Your task is to quote exactly the run of lines that starts at the line containing "Give me the TikZ source for this diagram." and ends at the line containing "var cyan = '#00ccff';", including both.

● Data in this exercise:
——————
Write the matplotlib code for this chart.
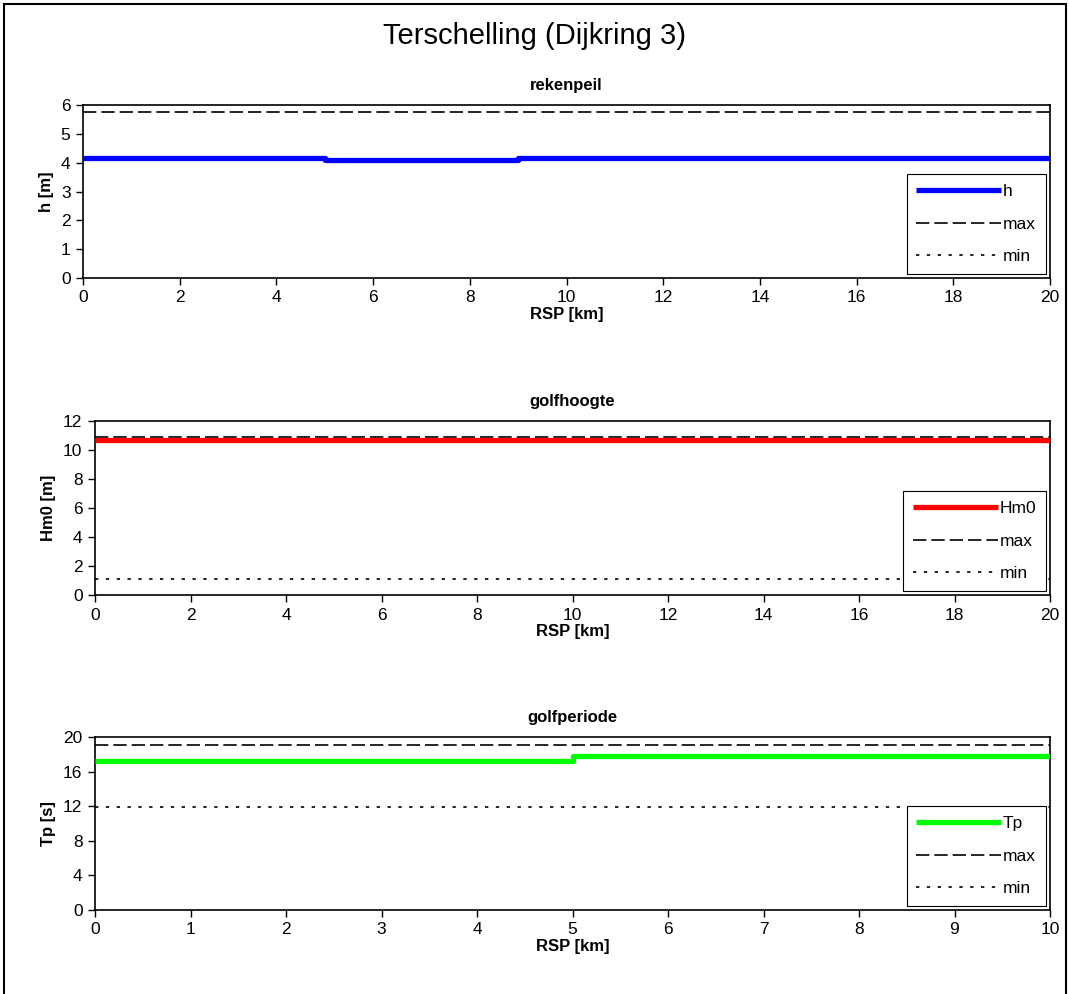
——————
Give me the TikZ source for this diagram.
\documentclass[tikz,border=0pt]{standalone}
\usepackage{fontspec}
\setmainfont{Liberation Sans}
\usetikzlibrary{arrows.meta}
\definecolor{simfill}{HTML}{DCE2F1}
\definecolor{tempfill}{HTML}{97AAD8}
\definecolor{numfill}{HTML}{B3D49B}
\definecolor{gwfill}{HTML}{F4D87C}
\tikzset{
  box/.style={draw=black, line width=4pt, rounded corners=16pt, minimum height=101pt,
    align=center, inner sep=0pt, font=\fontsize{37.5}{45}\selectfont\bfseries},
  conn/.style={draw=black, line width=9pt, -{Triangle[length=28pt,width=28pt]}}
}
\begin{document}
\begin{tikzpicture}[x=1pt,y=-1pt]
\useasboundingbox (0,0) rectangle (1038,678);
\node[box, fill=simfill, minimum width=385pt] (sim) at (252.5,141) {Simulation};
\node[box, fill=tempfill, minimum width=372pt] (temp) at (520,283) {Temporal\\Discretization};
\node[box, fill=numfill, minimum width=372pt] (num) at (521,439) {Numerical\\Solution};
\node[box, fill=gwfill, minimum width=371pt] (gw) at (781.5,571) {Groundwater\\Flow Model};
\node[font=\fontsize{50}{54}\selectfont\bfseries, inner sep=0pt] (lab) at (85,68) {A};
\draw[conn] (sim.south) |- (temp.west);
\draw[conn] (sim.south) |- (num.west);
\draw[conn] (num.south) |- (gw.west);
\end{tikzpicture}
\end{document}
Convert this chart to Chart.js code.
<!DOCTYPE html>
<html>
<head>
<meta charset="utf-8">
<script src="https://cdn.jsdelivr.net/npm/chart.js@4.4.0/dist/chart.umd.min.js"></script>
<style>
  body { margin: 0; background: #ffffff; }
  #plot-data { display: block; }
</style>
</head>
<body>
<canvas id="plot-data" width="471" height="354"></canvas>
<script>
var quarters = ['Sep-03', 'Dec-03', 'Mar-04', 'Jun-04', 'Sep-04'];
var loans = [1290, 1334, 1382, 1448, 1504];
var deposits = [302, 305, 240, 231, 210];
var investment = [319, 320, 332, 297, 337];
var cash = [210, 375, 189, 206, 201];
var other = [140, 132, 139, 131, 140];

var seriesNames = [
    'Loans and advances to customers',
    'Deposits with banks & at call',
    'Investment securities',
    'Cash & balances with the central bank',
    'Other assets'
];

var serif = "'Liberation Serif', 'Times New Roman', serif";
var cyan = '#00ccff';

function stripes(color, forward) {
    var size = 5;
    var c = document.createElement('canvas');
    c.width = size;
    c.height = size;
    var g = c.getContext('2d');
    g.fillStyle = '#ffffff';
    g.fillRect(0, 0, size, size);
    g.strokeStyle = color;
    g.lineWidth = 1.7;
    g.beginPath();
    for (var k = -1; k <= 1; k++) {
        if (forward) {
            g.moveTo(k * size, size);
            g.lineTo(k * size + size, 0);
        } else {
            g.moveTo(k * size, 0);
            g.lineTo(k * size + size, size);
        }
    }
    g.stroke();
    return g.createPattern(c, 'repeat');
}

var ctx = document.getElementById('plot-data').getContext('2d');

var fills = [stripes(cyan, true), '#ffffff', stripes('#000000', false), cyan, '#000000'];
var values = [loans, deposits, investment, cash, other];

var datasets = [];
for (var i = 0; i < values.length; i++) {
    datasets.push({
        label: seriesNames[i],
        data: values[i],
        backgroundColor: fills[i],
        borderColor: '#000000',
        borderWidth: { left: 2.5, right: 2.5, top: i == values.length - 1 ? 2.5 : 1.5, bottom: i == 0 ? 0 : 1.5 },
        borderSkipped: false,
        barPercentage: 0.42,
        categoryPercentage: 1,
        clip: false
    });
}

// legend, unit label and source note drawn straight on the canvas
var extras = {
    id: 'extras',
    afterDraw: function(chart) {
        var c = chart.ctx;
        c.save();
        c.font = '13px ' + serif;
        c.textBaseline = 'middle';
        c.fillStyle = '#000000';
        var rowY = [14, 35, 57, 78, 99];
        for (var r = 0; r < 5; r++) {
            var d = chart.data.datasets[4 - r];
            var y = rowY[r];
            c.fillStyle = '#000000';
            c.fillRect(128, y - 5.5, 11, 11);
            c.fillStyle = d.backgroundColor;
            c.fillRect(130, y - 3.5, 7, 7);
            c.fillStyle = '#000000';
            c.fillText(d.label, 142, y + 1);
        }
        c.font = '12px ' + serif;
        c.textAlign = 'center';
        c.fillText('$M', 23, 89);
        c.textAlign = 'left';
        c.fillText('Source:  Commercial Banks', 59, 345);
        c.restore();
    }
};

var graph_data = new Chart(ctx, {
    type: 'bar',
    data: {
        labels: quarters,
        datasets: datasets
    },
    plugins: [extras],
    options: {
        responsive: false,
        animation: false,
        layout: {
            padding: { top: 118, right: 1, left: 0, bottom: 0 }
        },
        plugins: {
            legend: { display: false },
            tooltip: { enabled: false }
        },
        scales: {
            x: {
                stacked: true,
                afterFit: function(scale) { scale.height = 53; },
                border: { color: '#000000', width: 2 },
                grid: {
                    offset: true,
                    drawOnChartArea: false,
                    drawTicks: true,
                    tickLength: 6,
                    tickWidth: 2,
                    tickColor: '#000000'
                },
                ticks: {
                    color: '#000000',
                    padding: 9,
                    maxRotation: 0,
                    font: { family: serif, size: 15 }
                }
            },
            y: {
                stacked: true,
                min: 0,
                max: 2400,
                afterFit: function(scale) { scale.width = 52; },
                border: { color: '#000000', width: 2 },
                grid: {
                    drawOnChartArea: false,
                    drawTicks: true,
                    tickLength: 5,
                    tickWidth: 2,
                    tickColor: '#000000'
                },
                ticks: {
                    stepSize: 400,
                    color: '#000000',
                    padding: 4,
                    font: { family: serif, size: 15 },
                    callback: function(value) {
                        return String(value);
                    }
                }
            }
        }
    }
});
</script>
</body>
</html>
——————
● Output below:
Give me the TikZ source for this diagram.
\documentclass[tikz,border=0pt]{standalone}
\usepackage{fontspec}
\setmainfont{Liberation Sans}
\usetikzlibrary{arrows.meta}
\definecolor{simfill}{HTML}{DCE2F1}
\definecolor{tempfill}{HTML}{97AAD8}
\definecolor{numfill}{HTML}{B3D49B}
\definecolor{gwfill}{HTML}{F4D87C}
\tikzset{
  box/.style={draw=black, line width=4pt, rounded corners=16pt, minimum height=101pt,
    align=center, inner sep=0pt, font=\fontsize{37.5}{45}\selectfont\bfseries},
  conn/.style={draw=black, line width=9pt, -{Triangle[length=28pt,width=28pt]}}
}
\begin{document}
\begin{tikzpicture}[x=1pt,y=-1pt]
\useasboundingbox (0,0) rectangle (1038,678);
\node[box, fill=simfill, minimum width=385pt] (sim) at (252.5,141) {Simulation};
\node[box, fill=tempfill, minimum width=372pt] (temp) at (520,283) {Temporal\\Discretization};
\node[box, fill=numfill, minimum width=372pt] (num) at (521,439) {Numerical\\Solution};
\node[box, fill=gwfill, minimum width=371pt] (gw) at (781.5,571) {Groundwater\\Flow Model};
\node[font=\fontsize{50}{54}\selectfont\bfseries, inner sep=0pt] (lab) at (85,68) {A};
\draw[conn] (sim.south) |- (temp.west);
\draw[conn] (sim.south) |- (num.west);
\draw[conn] (num.south) |- (gw.west);
\end{tikzpicture}
\end{document}
Convert this chart to Chart.js code.
<!DOCTYPE html>
<html>
<head>
<meta charset="utf-8">
<script src="https://cdn.jsdelivr.net/npm/chart.js@4.4.0/dist/chart.umd.min.js"></script>
<style>
  body { margin: 0; background: #ffffff; }
  #plot-data { display: block; }
</style>
</head>
<body>
<canvas id="plot-data" width="471" height="354"></canvas>
<script>
var quarters = ['Sep-03', 'Dec-03', 'Mar-04', 'Jun-04', 'Sep-04'];
var loans = [1290, 1334, 1382, 1448, 1504];
var deposits = [302, 305, 240, 231, 210];
var investment = [319, 320, 332, 297, 337];
var cash = [210, 375, 189, 206, 201];
var other = [140, 132, 139, 131, 140];

var seriesNames = [
    'Loans and advances to customers',
    'Deposits with banks & at call',
    'Investment securities',
    'Cash & balances with the central bank',
    'Other assets'
];

var serif = "'Liberation Serif', 'Times New Roman', serif";
var cyan = '#00ccff';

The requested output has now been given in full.